Love Your Bladder This Valentine's Day

This Valentine’s Day, show your bladder some love… and don’t let your bladder get in the way of your love life.

Tamara BavendamAs Valentine’s Day approaches, love is in the air, or at least on the store shelves. But I’m willing to bet most women aren’t giving much of that love to their bladders. As I’ve discussed in a previous blog post, silence around bladder health has made the topic taboo. We often ignore our bladders, as long as they don’t give us any trouble. And when women do experience bladder problems, we often feel too embarrassed to get help. But the problems nonetheless exist, including accidentally leaking urine (called urinary incontinence), needing to go eight or more times during the day (called urinary frequency), getting up to go at night (called nocturia), or having a very strong and sudden need to urinate (called urgency). Many women assume these problems are a normal and unavoidable part of getting older. 

Taking care of your bladder is a way of loving yourself. Since bladder problems can get in the way of physical activity, sexual intimacy, and good hydration, showing your bladder some TLC may keep you healthier and happier.

So how do you show your bladder love?

How to Love Your Bladder

Researchers funded by the National Institutes of Health are trying to learn more about how women can prevent bladder problems, but we do know many things that may help keep your bladder healthy:

  • Drink enough fluids so that the bladder needs to be emptied every three to four hours. Your urine should be pale yellow. Water is the best fluid for bladder health.
  • Limit alcohol and caffeine. Alcohol and caffeinated foods and drinks can make bladder problems worse.
  • Quit smoking. Smoking can cause bladder cancer.
  • Try not to get constipated. Eat plenty of high-fiber foods (like whole grains, vegetables, and fruits), drink enough water, and stay physically active.
  • Maintain a healthy weight. Make healthy food choices, and stay physically active.
  • Do pelvic floor muscle exercises. Pelvic floor muscles help hold urine in the bladder. Daily exercises can strengthen the pelvic floor muscles to help keep you from leaking urine when you sneeze, cough, lift, laugh, or have a sudden urge to urinate. Get instructions in this Bladder Health Guide.
  • Don’t hold your urine all day. Holding urine in your bladder for too long can wear out your bladder muscles and make a bladder infection more likely.
  • Be in a relaxed position while urinating. Relaxing the muscles around the bladder will make it easier to empty it. Hovering over the toilet seat may make it hard to relax. It is best to sit on the toilet seat and take enough time to fully empty your bladder.
  • If you experience bladder problems, get help. Treatments are available for bladder problems that do not involve drugs or surgery.

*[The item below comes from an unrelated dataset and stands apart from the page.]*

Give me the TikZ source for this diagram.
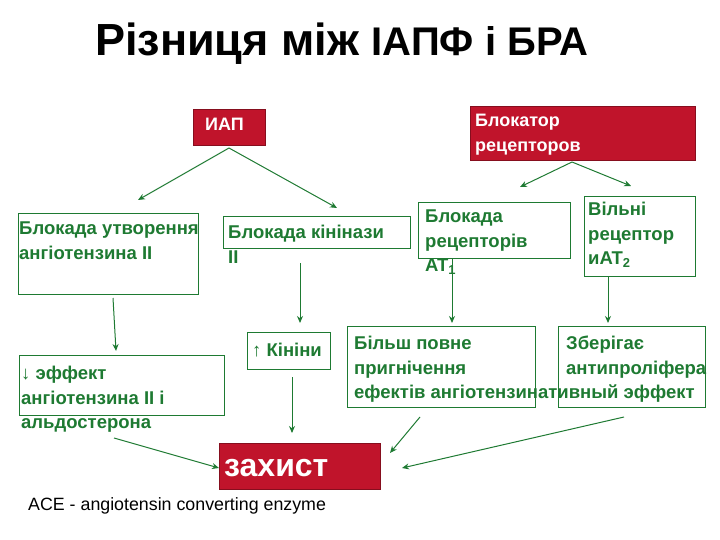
\documentclass[tikz,border=0pt]{standalone}
\usepackage{fontspec}
\setmainfont{Liberation Sans}
\usetikzlibrary{arrows.meta}
\definecolor{gr}{HTML}{1E7A32}
\definecolor{rd}{HTML}{C0142B}
\begin{document}
\begin{tikzpicture}[x=1pt,y=-1pt,
  box/.style={draw=gr,line width=0.8pt,anchor=north west,inner sep=0pt},
  rbox/.style={fill=rd,draw=rd!70!black,anchor=north west,inner sep=0pt},
  txt/.style={anchor=north west,text=gr,font=\bfseries\fontsize{18.5}{24.5}\selectfont,align=left,inner sep=0pt},
  wtxt/.style={anchor=north west,text=white,font=\bfseries\fontsize{18}{24.5}\selectfont,align=left,inner sep=0pt},
  arr/.style={draw=gr,line width=1pt,-{Stealth[length=7pt,width=6pt]}}]
\useasboundingbox (0,0) rectangle (720,540);
\node[anchor=west,font=\bfseries\fontsize{45}{52}\selectfont,inner sep=0pt] (title) at (95,44) {Різниця між \fontsize{40}{46}\selectfont ІАПФ і БРА};
% top red boxes
\node[rbox,minimum width=72pt,minimum height=36pt] (iap) at (193,109) {};
\node[wtxt] (iapt) at (205,118) {ИАП};
\node[rbox,minimum width=225pt,minimum height=54pt] (blk) at (470,106) {};
\node[wtxt] (blkt) at (475,114) {Блокатор\\рецепторов};
% second row
\node[box,minimum width=180pt,minimum height=81pt] (a) at (18,213) {};
\node[txt] (at) at (19,222) {Блокада утворення\\ангіотензина II};
\node[box,minimum width=187pt,minimum height=32pt] (b) at (223,216) {};
\node[txt] (bt) at (228,225) {Блокада кінінази\\II};
\node[box,minimum width=152pt,minimum height=56pt] (c) at (418,202) {};
\node[txt] (ct) at (425,210) {Блокада\\рецепторів\\AT\textsubscript{1}};
\node[box,minimum width=111pt,minimum height=80pt] (d) at (584,196) {};
\node[txt] (dt) at (588,202) {Вільні\\рецептор\\иAT\textsubscript{2}};
% third row
\node[box,minimum width=205pt,minimum height=60pt] (e) at (19,355) {};
\node[txt] (et) at (21,366) {↓ эффект\\ангіотензина II і\\альдостерона};
\node[box,minimum width=83pt,minimum height=37pt] (f) at (247,332) {};
\node[txt] (ft) at (252,343) {↑ Кініни};
\node[box,minimum width=188pt,minimum height=81pt] (g) at (347,326) {};
\node[txt] (gt) at (354,336) {Більш повне\\пригнічення\\ефектів ангіотензинативный эффект};
\node[box,minimum width=147pt,minimum height=81pt] (h) at (558,326) {};
\node[txt] (ht) at (566,336) {Зберігає\\антипроліфера};
% protection
\node[rbox,minimum width=161pt,minimum height=46pt] (z) at (219,443) {};
\node[anchor=west,text=white,font=\bfseries\fontsize{32}{36}\selectfont,inner sep=0pt] (zt) at (224,468) {захист};
\node[anchor=west,font=\fontsize{17.8}{20}\selectfont,inner sep=0pt] (foot) at (28,506) {ACE - angiotensin converting enzyme};
% coordinates
\coordinate (p1) at (229,148); \coordinate (a1) at (138,200); \coordinate (b1) at (337,208);
\coordinate (p2) at (572,162); \coordinate (c1) at (520,187); \coordinate (d1) at (631,186);
\coordinate (qa) at (113,298); \coordinate (ea) at (116,351);
\coordinate (qb) at (300,263); \coordinate (fb) at (300,323);
\coordinate (qc) at (452,258); \coordinate (gc) at (452,323);
\coordinate (qd) at (608,276); \coordinate (hd) at (608,323);
\coordinate (qe) at (114,438); \coordinate (ze) at (219,468);
\coordinate (qf) at (292,377); \coordinate (zf) at (292,433);
\coordinate (qg) at (420,417); \coordinate (zg) at (390,453);
\coordinate (qh) at (624,417); \coordinate (zh) at (402,468);
\draw[arr] (p1) -- (a1); \draw[arr] (p1) -- (b1);
\draw[arr] (p2) -- (c1); \draw[arr] (p2) -- (d1);
\draw[arr] (qa) -- (ea); \draw[arr] (qb) -- (fb); \draw[arr] (qc) -- (gc); \draw[arr] (qd) -- (hd);
\draw[arr] (qe) -- (ze); \draw[arr] (qf) -- (zf); \draw[arr] (qg) -- (zg); \draw[arr] (qh) -- (zh);
\end{tikzpicture}
\end{document}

Another reason to focus on your bladder around Valentine’s Day is the connection between bladder health and sex. I know, your bladder is probably the last thing you want to think about during intimate moments. But a healthy bladder contributes to a healthy sex life, and adopting healthy sex habits may help keep your bladder healthy. Here’s what I want you to know:

  • Urinary incontinence doesn’t have to sabotage your sex life. Sexual intimacy can be hard for the nearly 1 in 5 women estimated to have urinary incontinence. Nearly half of women with urinary incontinence report negative impacts on their sex lives. Many women may be too embarrassed to discuss the issue with their health care teams or even their sexual partners, choosing instead to avoid sexual intimacy entirely. But treatments are effective in most women who do seek help. So if leaking urine is impacting your sex life, ask your health care team about treatments that may work for you.
  • You can lower your risk for bladder infections. Bladder infections are the most common type of urinary tract infection. Bladder infections happen when bacteria or other germs enter the urethra and then the bladder. Sexual activity can move bacteria from the bowel or vaginal cavity to the urethral opening and lead to a bladder infection. Remember to urinate after sex to lower your risk for infection.

So how about a Valentine’s Day resolution to show some love for your bladder? It just might be the key to a happier, healthier you — now and in the future.

About the author

Tamara Bavendam

Tamara Bavendam, M.D., M.S. is senior advisor for Women’s Urologic Health at the NIH. Her career has focused on reducing the impact of lower urinary tract conditions on women. She is a project scientist for the Prevention of Lower Urinary Tract Symptoms (PLUS) Research Consortium.